Also, Federal Aviation Administration maintenance inspectors failed to assess the significance of the incidents involving master chip detectors and to take effective surveillance and enforcement measures to prevent the recurrence of the incidents.

History

This flight was not the first time that Eastern Air had experienced issues from MCDs. In the 20 months leading up to this incident they had 12 separate incidents involving both in flight engine shutdowns and unscheduled landings. Contained in the NTSB report was the following statement ‘In every incident … management investigated the circumstances and concluded that the problem was with the mechanics [engineers] and not with the maintenance procedure.’

Conclusion

There are a few human factors issues at play in this scenario.
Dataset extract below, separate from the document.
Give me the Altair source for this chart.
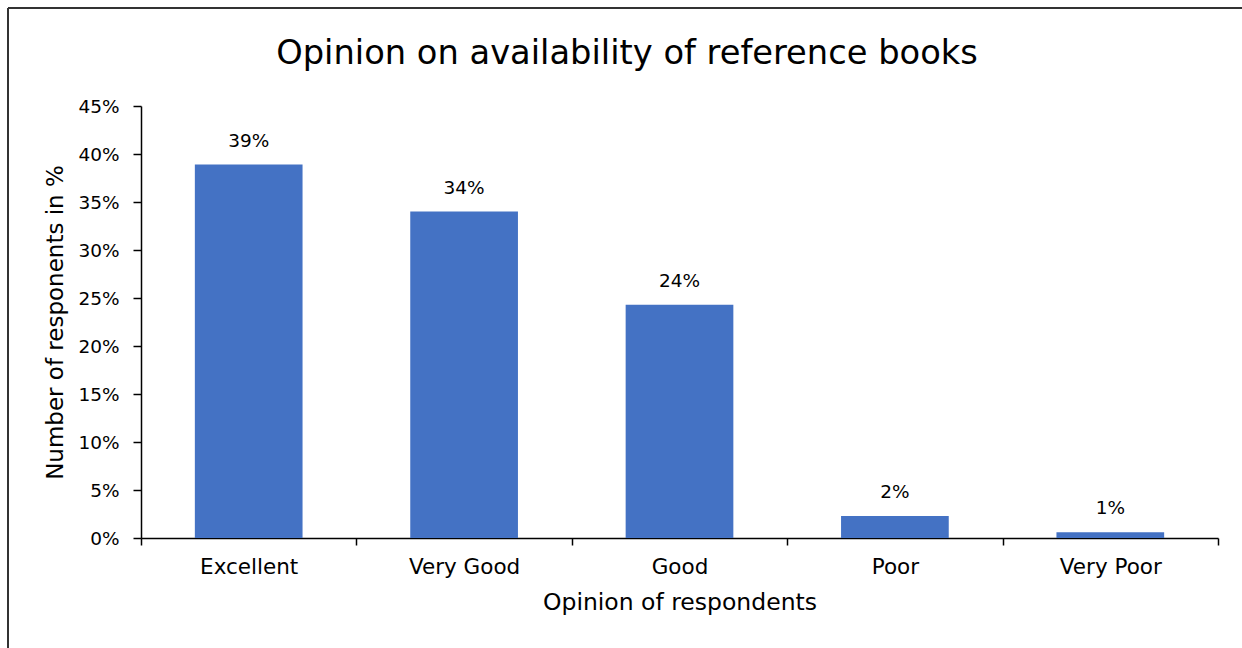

First of all the maintainers conducting the work failed to check that the MCDs they were fitting had O rings attached due to frequency that this maintenance action occurred at Eastern Air. Complacency in the task was the active error in this incident. Coupled with the maintainer complacency were the company norms, which led to the supervisors failing to ensure that the maintainers adhered to the prescribed installation procedures. Eastern Air management is also culpable in this case because rather than addressing the wider systemic issues such as poor procedures and undocumented norms they chose to instigate individual disciplinary action and training as a result. This incident has highlighted the potential for preventative maintenance to introduce risk, which becomes more pronounced in maintenance tasks which are undertaken very regularly, and how a single error could be transposed across multiple aircraft systems.

Reference

http://www.skybrary.aero/bookshelf/books/550.pdf pages 4 -6. Retrieved on 20 August 2010.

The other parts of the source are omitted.